Pipelines are the component that perform name and address hygiene
standardization, data quality management, and entity resolution. The pipelines
also perform relationship resolution and generate alerts, based on the system
configuration.
Pipelines perform three core processes:
- Recognize, which involves optimizing incoming data by performing data
standardization, hygiene, enhancement, and quality checks
- Resolve, which involves resolving entities
- Relate, which involves detecting relationships and generating alerts
Pipelines are hosted by pipeline nodes.
You can configure pipelines for parallel processing, so that one pipeline
command spawns multiple parallel pipeline processing threads, which enables
the system to concurrently process multiple data requests.
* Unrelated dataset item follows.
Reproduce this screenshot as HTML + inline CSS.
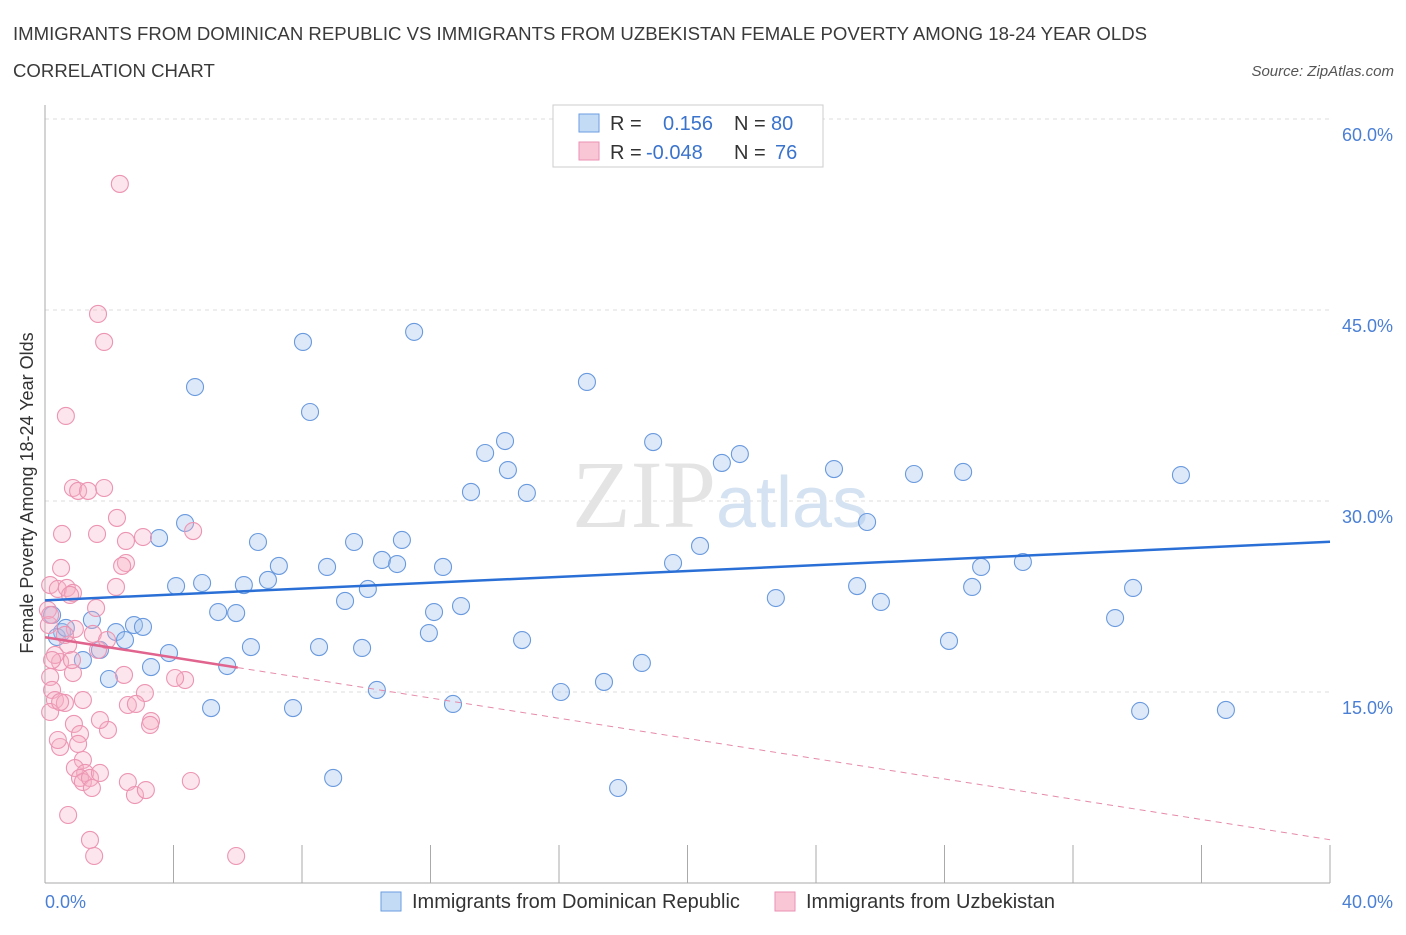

This feature can
help improve system performance, reduce data processing time, and mitigate
hardware memory constraints.
The parallel pipeline processing feature is configured in two places:
- The global concurrency setting is controlled by the DEFAULT_CONCURRENCY system
parameter on the System Parameters tab in the Configuration
Console. The value here determines the number of parallel processing threads
started from a pipeline start command. The value for the DEFAULT_CONCURRENCY system
parameter is 1, meaning that unless this parameter is edited, only one pipeline
processing thread starts.
- A local concurrency setting (by pipeline node) can be configured in the
pipeline configuration file. If you specify a concurrency parameter and value
in the pipeline configuration file by pipeline node, that value overrides
the global system parameter. When you issue a pipeline start command on that
pipeline node, you start the same number of concurrent pipeline processing
threads as specified in the pipeline configuration file.